◆ Exercise description:
In the entries below, find the lines with the word "this" and copy them.

◆ Records supplied:
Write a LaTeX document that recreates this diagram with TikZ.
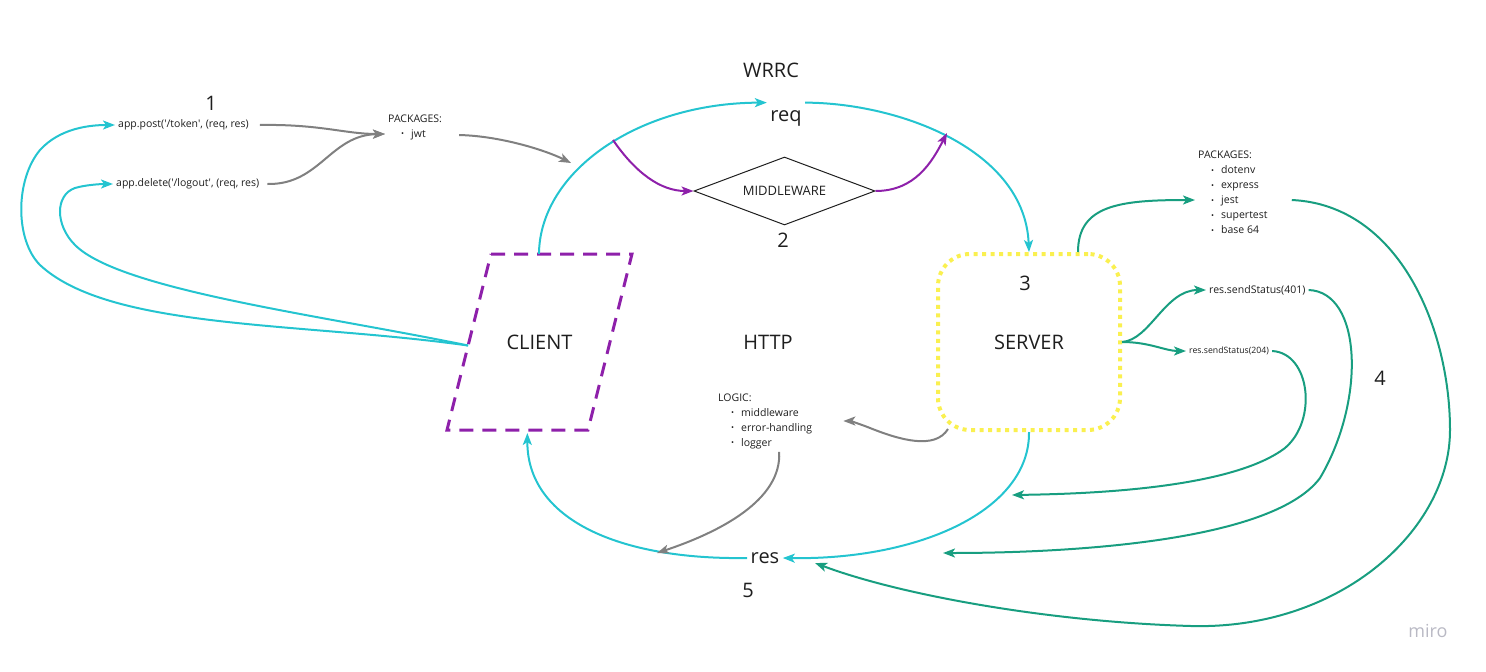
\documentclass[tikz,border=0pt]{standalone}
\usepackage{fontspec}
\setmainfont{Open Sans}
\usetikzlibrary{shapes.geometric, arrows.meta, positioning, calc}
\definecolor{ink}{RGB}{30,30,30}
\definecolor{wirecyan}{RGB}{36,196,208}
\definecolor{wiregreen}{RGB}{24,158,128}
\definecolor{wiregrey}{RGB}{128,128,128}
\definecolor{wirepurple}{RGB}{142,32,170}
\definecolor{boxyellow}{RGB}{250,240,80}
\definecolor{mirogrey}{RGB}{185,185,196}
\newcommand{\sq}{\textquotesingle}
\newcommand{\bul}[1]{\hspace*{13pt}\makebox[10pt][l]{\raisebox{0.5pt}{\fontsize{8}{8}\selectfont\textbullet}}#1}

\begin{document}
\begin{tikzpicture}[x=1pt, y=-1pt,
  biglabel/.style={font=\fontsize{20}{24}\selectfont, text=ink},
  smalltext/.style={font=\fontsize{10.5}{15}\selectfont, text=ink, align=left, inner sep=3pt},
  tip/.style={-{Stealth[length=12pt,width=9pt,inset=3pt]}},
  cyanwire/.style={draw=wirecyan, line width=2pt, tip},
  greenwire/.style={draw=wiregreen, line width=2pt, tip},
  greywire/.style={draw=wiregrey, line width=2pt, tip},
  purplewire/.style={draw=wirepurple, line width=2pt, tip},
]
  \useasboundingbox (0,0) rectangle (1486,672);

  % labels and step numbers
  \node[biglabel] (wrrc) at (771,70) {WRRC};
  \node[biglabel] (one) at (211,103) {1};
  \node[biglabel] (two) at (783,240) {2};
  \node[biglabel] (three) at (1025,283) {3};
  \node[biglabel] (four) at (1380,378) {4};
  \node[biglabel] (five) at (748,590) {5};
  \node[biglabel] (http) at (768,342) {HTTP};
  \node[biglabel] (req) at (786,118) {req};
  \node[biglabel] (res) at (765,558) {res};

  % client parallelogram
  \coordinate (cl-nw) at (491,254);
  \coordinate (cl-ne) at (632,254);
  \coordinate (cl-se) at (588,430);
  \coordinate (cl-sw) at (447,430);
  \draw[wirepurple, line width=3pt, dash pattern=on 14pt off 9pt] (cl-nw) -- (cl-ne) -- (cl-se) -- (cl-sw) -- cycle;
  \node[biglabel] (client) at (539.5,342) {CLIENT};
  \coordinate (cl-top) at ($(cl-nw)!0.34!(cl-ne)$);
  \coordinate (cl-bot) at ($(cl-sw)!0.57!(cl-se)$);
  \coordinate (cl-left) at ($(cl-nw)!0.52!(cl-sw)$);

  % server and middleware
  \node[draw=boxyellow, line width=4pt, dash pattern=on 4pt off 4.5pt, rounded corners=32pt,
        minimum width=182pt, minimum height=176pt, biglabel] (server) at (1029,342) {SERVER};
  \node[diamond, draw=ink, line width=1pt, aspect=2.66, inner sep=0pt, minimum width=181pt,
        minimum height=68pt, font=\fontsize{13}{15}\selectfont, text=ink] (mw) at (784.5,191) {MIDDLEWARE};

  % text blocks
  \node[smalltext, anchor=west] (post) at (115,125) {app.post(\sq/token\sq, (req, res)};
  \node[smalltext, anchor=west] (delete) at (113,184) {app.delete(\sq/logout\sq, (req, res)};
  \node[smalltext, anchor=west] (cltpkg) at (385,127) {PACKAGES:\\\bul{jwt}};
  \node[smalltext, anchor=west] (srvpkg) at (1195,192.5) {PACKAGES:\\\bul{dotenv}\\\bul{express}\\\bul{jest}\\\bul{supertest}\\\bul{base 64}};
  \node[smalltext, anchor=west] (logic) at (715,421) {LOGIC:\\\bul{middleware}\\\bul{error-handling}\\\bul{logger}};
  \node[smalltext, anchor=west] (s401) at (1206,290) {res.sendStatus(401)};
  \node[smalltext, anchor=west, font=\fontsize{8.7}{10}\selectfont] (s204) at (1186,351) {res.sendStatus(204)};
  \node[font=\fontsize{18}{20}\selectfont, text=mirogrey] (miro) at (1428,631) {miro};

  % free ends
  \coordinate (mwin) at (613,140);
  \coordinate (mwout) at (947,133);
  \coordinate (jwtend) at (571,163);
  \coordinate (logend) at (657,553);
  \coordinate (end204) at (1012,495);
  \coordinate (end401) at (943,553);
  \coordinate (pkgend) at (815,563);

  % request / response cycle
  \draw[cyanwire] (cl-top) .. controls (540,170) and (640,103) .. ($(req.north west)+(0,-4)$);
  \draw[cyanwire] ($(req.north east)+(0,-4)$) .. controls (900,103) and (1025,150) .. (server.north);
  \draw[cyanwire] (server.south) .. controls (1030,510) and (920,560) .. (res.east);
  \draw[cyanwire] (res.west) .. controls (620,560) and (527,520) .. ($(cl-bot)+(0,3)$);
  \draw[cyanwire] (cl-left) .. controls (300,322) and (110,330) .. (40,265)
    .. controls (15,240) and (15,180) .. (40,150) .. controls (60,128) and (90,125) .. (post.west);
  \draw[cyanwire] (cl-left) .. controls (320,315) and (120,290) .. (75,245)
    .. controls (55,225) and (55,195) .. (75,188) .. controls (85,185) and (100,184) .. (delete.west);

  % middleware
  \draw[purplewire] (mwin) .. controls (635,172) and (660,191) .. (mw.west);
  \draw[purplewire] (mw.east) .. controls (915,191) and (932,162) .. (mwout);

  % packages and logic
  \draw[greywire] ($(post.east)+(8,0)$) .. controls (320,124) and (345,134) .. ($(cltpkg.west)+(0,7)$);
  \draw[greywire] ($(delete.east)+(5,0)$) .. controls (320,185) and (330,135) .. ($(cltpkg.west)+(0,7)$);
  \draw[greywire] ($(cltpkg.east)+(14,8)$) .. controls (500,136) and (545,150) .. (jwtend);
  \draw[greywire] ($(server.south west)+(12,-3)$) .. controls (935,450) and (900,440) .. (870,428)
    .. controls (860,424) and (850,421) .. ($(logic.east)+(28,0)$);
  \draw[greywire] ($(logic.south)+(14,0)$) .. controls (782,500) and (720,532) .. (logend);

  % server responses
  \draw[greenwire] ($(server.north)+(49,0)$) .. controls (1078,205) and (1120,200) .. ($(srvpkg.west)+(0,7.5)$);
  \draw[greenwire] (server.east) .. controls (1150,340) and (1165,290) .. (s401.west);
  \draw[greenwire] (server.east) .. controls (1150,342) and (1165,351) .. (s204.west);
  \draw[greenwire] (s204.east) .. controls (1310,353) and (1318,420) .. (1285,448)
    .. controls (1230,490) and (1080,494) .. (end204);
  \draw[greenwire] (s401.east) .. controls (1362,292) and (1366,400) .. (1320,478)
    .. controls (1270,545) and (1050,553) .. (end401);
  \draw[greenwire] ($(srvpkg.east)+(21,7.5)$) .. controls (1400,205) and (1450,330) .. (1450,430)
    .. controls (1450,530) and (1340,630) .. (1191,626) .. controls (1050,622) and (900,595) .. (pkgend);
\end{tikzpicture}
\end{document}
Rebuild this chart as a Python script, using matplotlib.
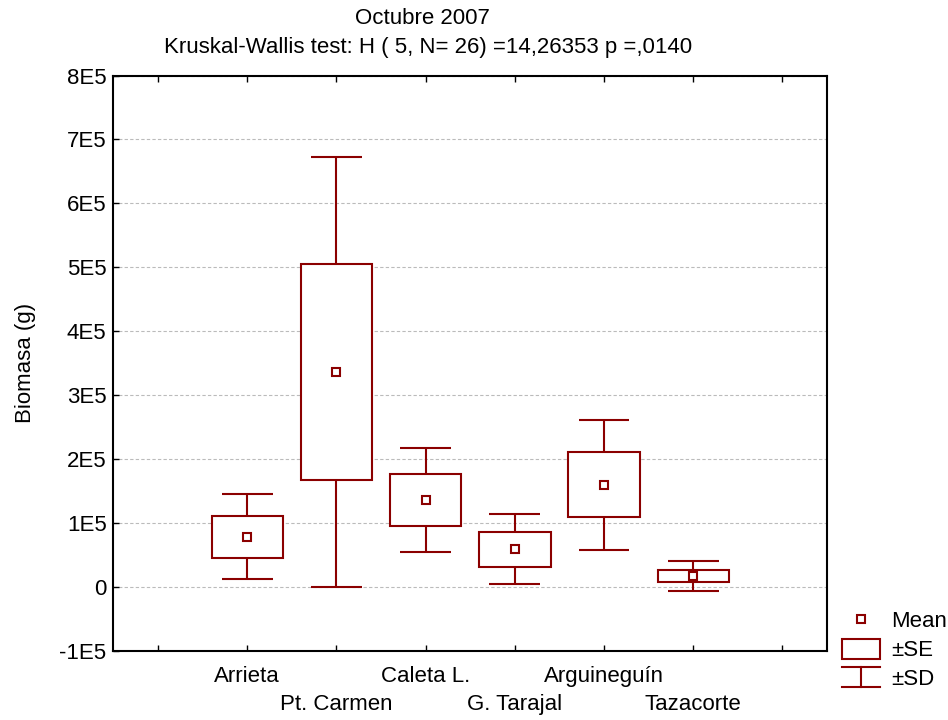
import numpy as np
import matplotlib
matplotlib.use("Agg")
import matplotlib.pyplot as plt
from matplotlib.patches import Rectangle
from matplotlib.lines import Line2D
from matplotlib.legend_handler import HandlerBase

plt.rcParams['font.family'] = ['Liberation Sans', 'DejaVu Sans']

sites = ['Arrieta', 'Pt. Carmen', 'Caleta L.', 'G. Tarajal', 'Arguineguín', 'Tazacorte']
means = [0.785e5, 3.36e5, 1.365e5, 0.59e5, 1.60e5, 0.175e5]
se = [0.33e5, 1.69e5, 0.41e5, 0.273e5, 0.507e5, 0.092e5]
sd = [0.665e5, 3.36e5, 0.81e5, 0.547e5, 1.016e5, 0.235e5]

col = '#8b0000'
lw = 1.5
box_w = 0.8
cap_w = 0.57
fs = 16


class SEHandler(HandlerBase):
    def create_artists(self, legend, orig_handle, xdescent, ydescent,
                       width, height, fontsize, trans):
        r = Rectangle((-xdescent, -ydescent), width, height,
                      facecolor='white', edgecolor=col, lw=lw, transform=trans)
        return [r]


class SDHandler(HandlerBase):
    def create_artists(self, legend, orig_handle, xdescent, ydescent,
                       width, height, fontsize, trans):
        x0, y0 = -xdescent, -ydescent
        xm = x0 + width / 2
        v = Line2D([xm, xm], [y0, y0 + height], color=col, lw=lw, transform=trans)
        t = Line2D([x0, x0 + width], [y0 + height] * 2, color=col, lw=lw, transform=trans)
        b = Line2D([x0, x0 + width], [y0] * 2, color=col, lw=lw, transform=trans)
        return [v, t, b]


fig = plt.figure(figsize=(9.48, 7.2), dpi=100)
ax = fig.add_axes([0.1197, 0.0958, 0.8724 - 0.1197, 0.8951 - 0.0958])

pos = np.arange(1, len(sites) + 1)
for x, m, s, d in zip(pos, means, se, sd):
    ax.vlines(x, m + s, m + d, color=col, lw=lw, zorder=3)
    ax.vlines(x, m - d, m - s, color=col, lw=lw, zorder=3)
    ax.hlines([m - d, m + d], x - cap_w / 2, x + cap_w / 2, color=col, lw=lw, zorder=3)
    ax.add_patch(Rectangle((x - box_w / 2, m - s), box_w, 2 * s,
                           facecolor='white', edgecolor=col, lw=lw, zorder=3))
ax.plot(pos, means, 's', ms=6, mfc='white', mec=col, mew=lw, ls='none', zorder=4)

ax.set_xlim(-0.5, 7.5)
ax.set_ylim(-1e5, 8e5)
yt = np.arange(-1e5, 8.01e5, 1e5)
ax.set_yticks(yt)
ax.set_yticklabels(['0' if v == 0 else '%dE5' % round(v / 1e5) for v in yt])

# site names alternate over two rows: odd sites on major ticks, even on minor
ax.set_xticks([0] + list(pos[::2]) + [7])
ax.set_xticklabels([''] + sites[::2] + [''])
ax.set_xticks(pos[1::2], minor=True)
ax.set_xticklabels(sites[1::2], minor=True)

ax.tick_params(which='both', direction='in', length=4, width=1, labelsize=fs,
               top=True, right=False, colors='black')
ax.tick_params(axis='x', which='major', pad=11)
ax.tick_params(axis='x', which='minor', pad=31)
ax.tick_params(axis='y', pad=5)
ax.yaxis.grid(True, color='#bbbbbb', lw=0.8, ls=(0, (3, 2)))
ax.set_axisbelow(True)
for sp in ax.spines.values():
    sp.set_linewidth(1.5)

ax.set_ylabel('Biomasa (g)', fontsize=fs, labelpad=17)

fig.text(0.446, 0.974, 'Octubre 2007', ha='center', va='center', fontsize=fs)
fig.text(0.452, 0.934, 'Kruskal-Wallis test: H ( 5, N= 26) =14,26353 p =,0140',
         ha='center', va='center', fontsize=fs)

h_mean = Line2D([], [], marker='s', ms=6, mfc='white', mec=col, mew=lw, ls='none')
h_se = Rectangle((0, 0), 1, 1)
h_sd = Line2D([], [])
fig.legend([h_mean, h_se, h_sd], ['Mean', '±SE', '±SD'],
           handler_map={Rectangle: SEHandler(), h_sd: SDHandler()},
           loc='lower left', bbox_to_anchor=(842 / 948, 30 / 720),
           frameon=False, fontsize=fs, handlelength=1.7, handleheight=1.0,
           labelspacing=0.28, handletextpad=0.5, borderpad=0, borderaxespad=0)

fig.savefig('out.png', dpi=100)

◆ Correct response:
Write a LaTeX document that recreates this diagram with TikZ.
Rebuild this chart as a Python script, using matplotlib.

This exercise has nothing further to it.